Friday, December 23, 2005

dead seal

I went for a walk by the estuary the other day and came across a dead seal. I looked at it for a couple of minutes then turned for home. I hadn't intended to terminate my outward journey just there but the seal was unlikely to be topped as a point of interest.
Often the most interesting thing I see down there is a dead animal - dead sheep in varying states of decomposition, a gannet fairly recently, gulls (dull).
Often you see a glove and wonder if it contains a hand. Maybe I'll find a human corpse one day. I don't think I really want to, though. A cow or a whale would be better.

Tuesday, December 20, 2005

bicycle thieves

Some evil, rotten bastards stole my mum's bike. It's only when you've been wronged that you truly know how liberal you are. I would like them to be THRASHED in public.

Thursday, December 08, 2005

no news is... no news

Regular readers of this blog (ie no-one) will recall that I swallowed some glass a little while ago. My condition is stable/no symptoms.

nervous breakdown?

Today, for the first time, I attended what used to be known an an industrial therapy unit and has a modern name so bland I can't remember it. I'm going because I've not been too happy for a while and haven't been working and the govt. agent dealing with my case thought it might be a good idea. As you might imagine I was a little apprehensive arriving at this 'One Flew Over The Cuckoo's Nest' kind of situation. Things went smoothly as I met the man in charge of joinery and woodturning (my activity of choice) and his assistant who were agreeable chaps. They told me it was a quiet day and introduced me to the only two other clients. I introduced myself to Tony who told me his name then asked very directly and loudly "NERVOUS BREAKDOWN????"....I replied no, not exactly then he fired off a salvo of questions along the lines of "MARRIED?...CHILDREN?....HAVE YOU EVER WORKED?"......to which I gave the appropriate answers. "WELL WHAT HAPPENED, THEN?" ...at this point I asked about his background. "WORKED 20 YEARS AT STANDFAST.....GOT 3 KIDS...I DON'T KNOW WHAT THE FUCKING HELL I'M DOING HERE"
Fortunately the gaffer intervened and sent him off to paint a bench and got me started on the lathe. Which went well.
What happened was exactly what you don't want to happen in such circumstances; an immediate public discussion of the reasons why you have been sidelined from normal life. However, I coped with it pretty well and in a strange way it kind of set me up. I found myself suddenly accepting my situation and feeling comfortable with it. Poor Tony is still falling.
Best wishes to you all x
p.s...as I began my work the song Mad World by Gary Jules came on the radio. I kid you not.

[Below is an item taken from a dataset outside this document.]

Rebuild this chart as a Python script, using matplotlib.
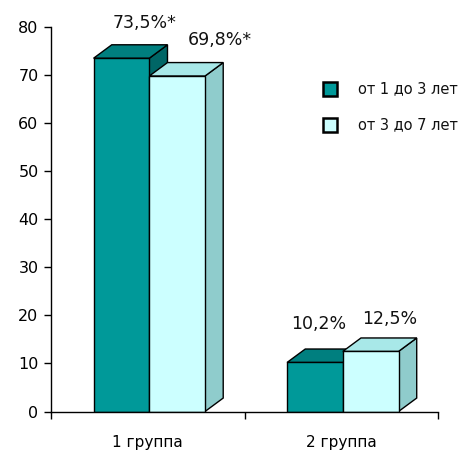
import matplotlib
matplotlib.use("Agg")
import matplotlib.pyplot as plt
from matplotlib.patches import Polygon, Rectangle

# ---- data ----
categories = ["1 группа", "2 группа"]
series_names = ["от 1 до 3 лет", "от 3 до 7 лет"]
values_1_3 = [73.5, 10.2]
values_3_7 = [69.8, 12.5]
labels_1_3 = ["73,5%*", "10,2%"]
labels_3_7 = ["69,8%*", "12,5%"]
yticks = [0, 10, 20, 30, 40, 50, 60, 70, 80]

# ---- style ----
plt.rcParams['font.family'] = ['DejaVu Sans']
face = {"front": ["#009999", "#CCFFFF"],
        "top": ["#007F7F", "#A8E8E8"],
        "side": ["#006666", "#8FCCCC"]}
bar_w = 0.288
shift = 0.008
ddx, ddy = 0.094, 2.8
# label offsets (x rel. to bar left, y rel. to value)
lab_off = [[(0.266, 7.4), (0.165, 8.0)],
           [(0.365, 7.4), (0.244, 6.8)]]  # [series][category]

fig = plt.figure(figsize=(4.68, 4.5), dpi=100)
ax = fig.add_axes([51/468, 38.5/450, 387/468, 384.5/450])
ax.set_xlim(-0.5, 1.5)
ax.set_ylim(0, 80)

series = [values_1_3, values_3_7]
slabels = [labels_1_3, labels_3_7]
for s, vals in enumerate(series):
    for c, v in enumerate(vals):
        x0 = c - bar_w + s * bar_w + shift
        x1 = x0 + bar_w
        front = Rectangle((x0, 0), bar_w, v, facecolor=face["front"][s],
                          edgecolor="black", lw=1.0, zorder=3 + s)
        top = Polygon([(x0, v), (x0 + ddx, v + ddy), (x1 + ddx, v + ddy), (x1, v)],
                      closed=True, facecolor=face["top"][s], edgecolor="black",
                      lw=1.0, zorder=3 + s, clip_on=False)
        side = Polygon([(x1, 0), (x1 + ddx, ddy), (x1 + ddx, v + ddy), (x1, v)],
                       closed=True, facecolor=face["side"][s], edgecolor="black",
                       lw=1.0, zorder=3 + s, clip_on=False)
        for p in (side, top, front):
            ax.add_patch(p)
        ox, oy = lab_off[s][c]
        ax.text(x0 + ox, v + oy, slabels[s][c], ha="center", va="center",
                fontsize=12.5, color="#111111", clip_on=False)

for sp in ("top", "right"):
    ax.spines[sp].set_visible(False)
for sp in ("left", "bottom"):
    ax.spines[sp].set_linewidth(1.0)
    ax.spines[sp].set_zorder(6)

ax.set_yticks(yticks)
ax.set_yticklabels([str(t) for t in yticks], fontsize=11.5)
ax.tick_params(axis="y", direction="out", length=5, width=1, pad=4)
ax.set_xticks([-0.5, 0.5, 1.5])
ax.set_xticklabels([])
ax.tick_params(axis="x", direction="out", length=5, width=1)
ax.set_xticks([0, 1], minor=True)
ax.set_xticklabels(categories, minor=True, fontsize=11)
ax.tick_params(axis="x", which="minor", length=0, pad=17)

# legend (manual)
leg_y = [89, 125]
for s, name in enumerate(series_names):
    yc = leg_y[s]
    fig.patches.append(Rectangle((323/468, (450 - yc - 7)/450), 14/468, 14/450,
                                 transform=fig.transFigure, facecolor=face["front"][s],
                                 edgecolor="black", lw=1.8))
    fig.text(358/468, (450 - yc)/450, name, ha="left", va="center",
             fontsize=10.5, color="#111111")

fig.savefig("out.png", dpi=100)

Tuesday, December 06, 2005

artist found


I've spent several hours looking at this Romanian photographers work on the flickr website. Goes by the name strange_me (see link). There are polaroids, digitals, filter shots. They create that Space for the viewer essential to ART. I want to wear her eyes.
Smoked again today after five day's abstinence. Hands feeling cold again on resumption.
Suffered severe headaches on saturday. Later realised I hadn't drunk coffee that morning. Rare occurence. Perhaps there was a connection. It wasn't so much a headache as lightning stabs of pain (especially when bending over).
Watched Bergman's swansong film Saraband at the Dukes on sunday. Intransigence in family relationships. Fear of loneliness battles pride. Relations with family reflect relations with life generally. Visited cinema alone as usual. Sometimes wish I had someone suitable to go with but alone is the best way to see some films. I spend most of my time alone. Craving company but seeking solitude. There must be a life out there for me in Lancaster. People, places, things. They will dissolve self-consciousness and bring fertility back to this sterile mind. I know some good people; I will go to them and see what happens. Perhaps the words will return. I used to be quite sharp and witty but it doesn't seem available any more. GO OUT! Don't be afraid to drink.